We've gathered questions from the Korean SAT LLM benchmark leaderboard and other leaderboard-related inquiries! Thank you for all the great questions! Please feel free to reach out anytime if you have any further questions!
The first reason was cost. At the time of creating the Korean SAT data, GPT-4 Turbo had just been released last year, and the costs associated with generating data for the past 10 years of the Korean SAT were high.
The second reason was that solving the SAT questions required all clues, including image information, to be included in the explanations. However, multimodal models have limitations, so we had to manually write descriptions for images.
🌱 How long does it take for the LLM to complete all questions in a test? The Korean SAT language section has an 80-minute time limit (including OMR marking time), so I’m curious about how long it would take an LLM to complete the entire test.
It took as little as 10 minutes and as much as 25 minutes.
🌱 If the test is relatively easy, will the LLM achieve the same performance level? In the recent September mock test, the top 1st-grade cut-off score was a perfect 100, which made it quite easy. I’m curious whether the LLM would achieve a similar grade level in this test as in other, more challenging tests.
From our results, the impact of test difficulty on LLM performance varied across models, making generalization difficult.
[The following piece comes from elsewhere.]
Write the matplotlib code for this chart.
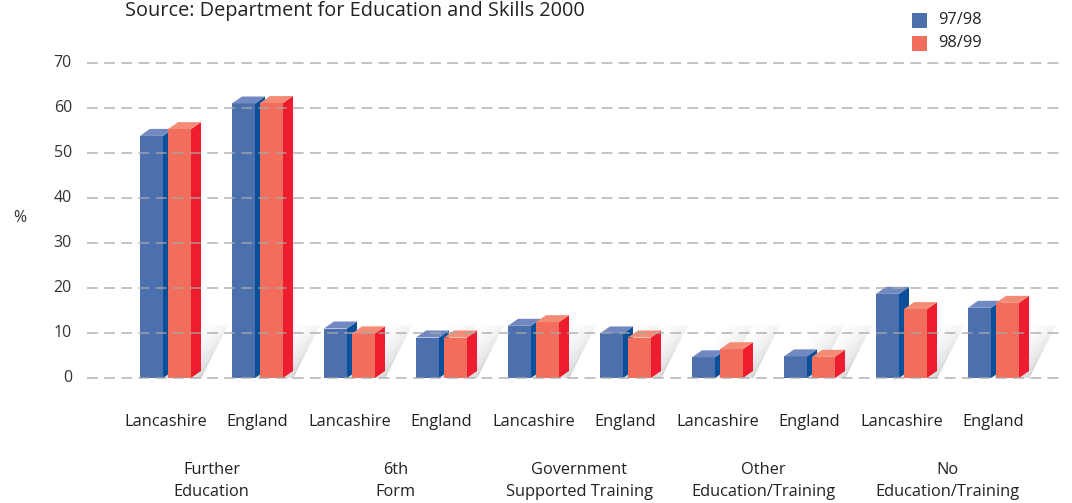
import numpy as np
import matplotlib.pyplot as plt
from matplotlib.patches import Polygon, Rectangle
from matplotlib.transforms import blended_transform_factory

plt.rcParams['font.family'] = ['Open Sans', 'DejaVu Sans']

#data
groups = ["Further\nEducation", "6th\nForm", "Government\nSupported Training",
          "Other\nEducation/Training", "No\nEducation/Training"]
areas = ["Lancashire", "England"]
years = ["97/98", "98/99"]
# values per group, Lancashire then England
y9798 = [53.8, 61.0, 11.0, 9.0, 11.6, 9.9, 4.6, 4.8, 18.7, 15.6]
y9899 = [55.3, 61.1, 9.9, 9.0, 12.4, 9.0, 6.4, 4.7, 15.3, 16.7]
yticks = [0, 10, 20, 30, 40, 50, 60, 70]

# colours: front, side, top
blue = ('#4c70ae', '#0a4f98', '#7189c0')
red = ('#f26d5b', '#ed1c2e', '#f48b75')

W, H = 1072, 503
fig = plt.figure(figsize=(W / 100, H / 100), dpi=100)
ax = fig.add_axes([87 / W, (H - 378) / H, (1060 - 87) / W, (378 - 63) / H])
xl = ((87 - 165.5) / 92, (1060 - 165.5) / 92)
ax.set_xlim(*xl)
ax.set_ylim(0, 70)
ax.axis('off')

# pixel -> data scale for the 3d offsets
px_x = (xl[1] - xl[0]) / (1060 - 87)
px_y = 70 / (378 - 63)
dx, dy = 10 * px_x, 7 * px_y
bw = 23 * px_x
gap = 2.5 * px_x

# slanted floor shadow behind a bar, darkest along its right edge
sh_w, sh_h, sh_s = 33, 53, 27   # px: width, height, slant
uu, vv = np.meshgrid(np.arange(sh_w + sh_s), np.arange(sh_h))
s = (uu - sh_s * vv / sh_h) / sh_w
a = np.where((s >= 0) & (s <= 1), np.clip(s, 0, 1) ** 1.5, 0) * (1 - 0.75 * vv / sh_h)
shade = np.zeros((sh_h, sh_w + sh_s, 4))
shade[..., :3] = 0.62
shade[..., 3] = 0.44 * a

def shadow(x):
    ax.imshow(shade, extent=(x, x + (sh_w + sh_s) * px_x, 0, sh_h * px_y), origin='lower',
              aspect='auto', zorder=1, interpolation='bilinear')

def bar3d(x, h, cols):
    front, side, top = cols
    ax.add_patch(Rectangle((x, 0), bw, h, facecolor=front, edgecolor='none', zorder=3))
    ax.add_patch(Polygon([(x + bw, 0), (x + bw + dx, dy), (x + bw + dx, h + dy), (x + bw, h)],
                         facecolor=side, edgecolor='none', zorder=3, clip_on=False))
    ax.add_patch(Polygon([(x, h), (x + bw, h), (x + bw + dx, h + dy), (x + dx, h + dy)],
                         facecolor=top, edgecolor='none', zorder=3, clip_on=False))

for k in range(len(y9798)):
    shadow(k - gap - bw)
    shadow(k + gap)
    bar3d(k - gap - bw, y9798[k], blue)
    bar3d(k + gap, y9899[k], red)
ax.set_xlim(*xl)
ax.set_ylim(0, 70)

# dashed gridlines drawn over the bars
for t in yticks:
    ax.plot(xl, [t, t], color='#a8a8a8', lw=1.3, ls=(0, (6, 3.5)), alpha=0.75,
            zorder=5, clip_on=False)
    fig.text(72 / W, (H - 378 + t / px_y) / H, str(t), ha='right', va='center',
             fontsize=11.5, color='#333333')
fig.text(20 / W, (H - 218) / H, '%', ha='center', va='center', fontsize=11.5, color='#333333')

# category labels
trans = blended_transform_factory(ax.transData, fig.transFigure)
for k in range(len(y9798)):
    ax.text(k, (H - 422) / H, areas[k % 2], transform=trans, ha='center', va='center',
            fontsize=11.8, color='#222222')
for g, name in enumerate(groups):
    ax.text(2 * g + 0.5, (H - 481) / H, name, transform=trans, ha='center', va='center',
            fontsize=11.8, color='#222222', linespacing=1.55)

fig.text(125 / W, (H - 11) / H, 'Source: Department for Education and Skills 2000',
         ha='left', va='center', fontsize=14.3, color='#222222')

# legend
for i, (lab, c) in enumerate(zip(years, (blue[0], red[0]))):
    yc = 20 + 23 * i
    fig.patches.append(Rectangle((912 / W, (H - yc - 8) / H), 15 / W, 15 / H,
                                 transform=fig.transFigure, facecolor=c, edgecolor='none'))
    fig.text(938 / W, (H - yc) / H, lab, ha='left', va='center', fontsize=11.8, color='#222222')

fig.savefig('out.png', dpi=100)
For example, models like GPT-4o performed better and achieved higher grades on easier tests with a standard score peak in the 130s (e.g., 2015-2018 tests) compared to more challenging years. However, the Meta LLaMA 3.1 70B model received lower scores and grade levels on the same easy tests (2015-2018) and even scored in the 3rd grade on the challenging 2022 test, which peaked at a standard score of 149.
🌱 Did you obtain copyright permission from the Korea Institute for Curriculum and Evaluation (KICE) to use the SAT questions? Thank you!
No, we didn’t obtain copyright permission. According to KICE's response linked below, non-commercial use should be acceptable. Please let us know if there’s anything we may have overlooked—your feedback is greatly appreciated!
This benchmark leaderboard is a non-profit project designed to provide insights into LLM performance on the Korean SAT benchmarks.